Tutto qui dunque quello che hanno da offrire le moderne democrazie occidentali ai loro popoli come ricostituente identitario?

Tutto qui quello che l’Unione Europea sa dire in tema di rispetto dei diritti umani e di visione prospettica per il futuro?

È  sulla paura del diverso e sulla difesa dei sacri confini che vogliamo spendere le nostre migliori energie?

Il paradigma sovranista non finirà nuovamente per metterci gli uni contro gli altri – come già sta accadendo – e creare scenari già vissuti in epoche non troppo remote?

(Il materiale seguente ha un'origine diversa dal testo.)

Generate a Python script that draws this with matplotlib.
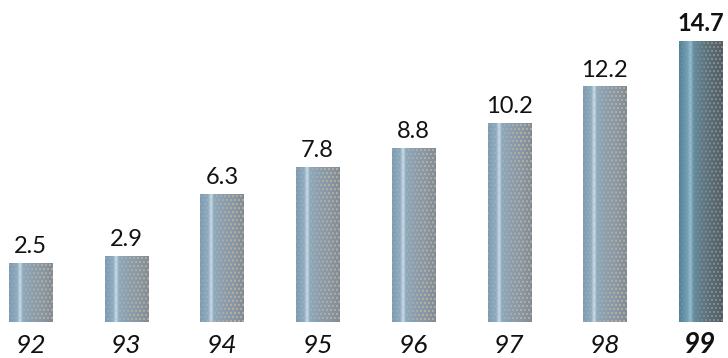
import numpy as np
import matplotlib
matplotlib.use("Agg")
import matplotlib.pyplot as plt

years = ["92", "93", "94", "95", "96", "97", "98", "99"]
values = [2.5, 2.9, 6.3, 7.8, 8.8, 10.2, 12.2, 14.7]
value_labels = ["2.5", "2.9", "6.3", "7.8", "8.8", "10.2", "12.2", "14.7"]

plt.rcParams['font.family'] = ['Lato', 'DejaVu Sans']

W, H = 728, 358
fig = plt.figure(figsize=(W / 100, H / 100), dpi=100)
ax = fig.add_axes([0, 0, 1, 1])
ax.set_xlim(-0.319, 7.288)
ax.set_ylim(-2.69, 16.98)
ax.axis('off')

BASE = -0.714
BAR_W = 0.45


def profile(stops, n):
    t = np.linspace(0, 1, n)
    pos = np.array([s[0] for s in stops])
    cols = np.array([s[1] for s in stops], dtype=float)
    return np.stack([np.interp(t, pos, cols[:, k]) for k in range(3)], axis=1)


normal_stops = [(0.0, (125, 155, 180)), (0.18, (140, 172, 194)), (0.25, (200, 222, 236)),
                (0.31, (140, 170, 190)), (0.5, (138, 160, 178)), (0.8, (135, 150, 162)),
                (1.0, (128, 140, 150))]
dark_stops = [(0.0, (80, 130, 155)), (0.18, (110, 160, 182)), (0.26, (150, 190, 208)),
              (0.33, (98, 142, 162)), (0.55, (92, 120, 134)), (0.8, (86, 104, 114)),
              (1.0, (80, 94, 102))]


def bar_image(ncols, nrows, stops, dot_col):
    prof = profile(stops, ncols)
    img = np.tile(prof[None, :, :], (nrows, 1, 1))
    t = np.linspace(0, 1, ncols)
    strength = np.clip((t - 0.3) / 0.4, 0, 1) * 0.4 + 0.35
    dot = np.array(dot_col, dtype=float)
    for r in range(1, nrows - 1, 4):
        shift = 0 if (r // 4) % 2 == 0 else 2
        for c in range(shift, ncols - 1, 4):
            s = strength[c]
            img[r:r + 2, c:c + 2] = img[r:r + 2, c:c + 2] * (1 - s) + dot * s
    return np.clip(img / 255.0, 0, 1)


px_per_unit = 18.2
for i, (v, lab) in enumerate(zip(values, value_labels)):
    last = i == len(values) - 1
    x0, x1 = i - BAR_W / 2, i + BAR_W / 2
    nrows = max(int((v - BASE) * px_per_unit), 4)
    img = bar_image(44, nrows, dark_stops if last else normal_stops,
                    (150, 148, 140) if last else (196, 180, 158))
    ax.imshow(img, extent=(x0, x1, BASE, v), aspect='auto',
              interpolation='bilinear', zorder=2)
    ax.annotate(lab, (i, v), xytext=(0, 7.5), textcoords='offset points',
                ha='center', va='baseline', fontsize=17,
                fontweight='bold' if last else 'normal', color='#111111')
    ax.text(i, -2.40, years[i], ha='center', va='baseline',
            fontsize=20 if last else 19, fontstyle='italic',
            fontweight='bold' if last else 'normal', color='#111111')

ax.set_xlim(-0.319, 7.288)
ax.set_ylim(-2.69, 16.98)
fig.savefig("out.png", dpi=100, facecolor='white')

Il popolo dei credenti, per fluido e secolarizzato che sia, intende emozionarsi al suono di questi inni patriottici intonati a tutto volume con inusitata arroganza?

Le chiese cristiane del continente europeo lasceranno che i rosari e le preghiere vengano recitate sulle linee di confine, come accaduto nella cristianissima Polonia, in segno di avvertimento ai naviganti?

La recente celebrazione ecumenica occasionata dai settant’anni del Consiglio Ecumenico delle Chiese ha registrato certamente accenti e parole importanti sul nesso tra pace e diritti umani, ma in che modo le singole chiese che ne fanno parte sono anche voci critiche di promozione dei diritti umani nelle rispettive aree geografiche di provenienza?

Non so esattamente cosa intendesse dire Leo Longanesi quando asseriva, non privo della consueta ironia, che gli italiani sono tutti estremisti per prudenza.

Ma per una volta potremmo forse sospettare che, contrariamente all’adagio popolare, la prudenza stia diventando davvero troppa.

Chissà che non ci sia ancora modo di guardare indietro alla nostra storia di migranti, non sempre di buon partito, e di infamati e calunniati dal pregiudizio altrui, e tornare a ragionare sui problemi assumendo la sfida della complessità del nostro tempo come unica modalità promettente per costruire un futuro migliore. Facciamo ancora in tempo o dobbiamo attendere i prossimi trent’anni?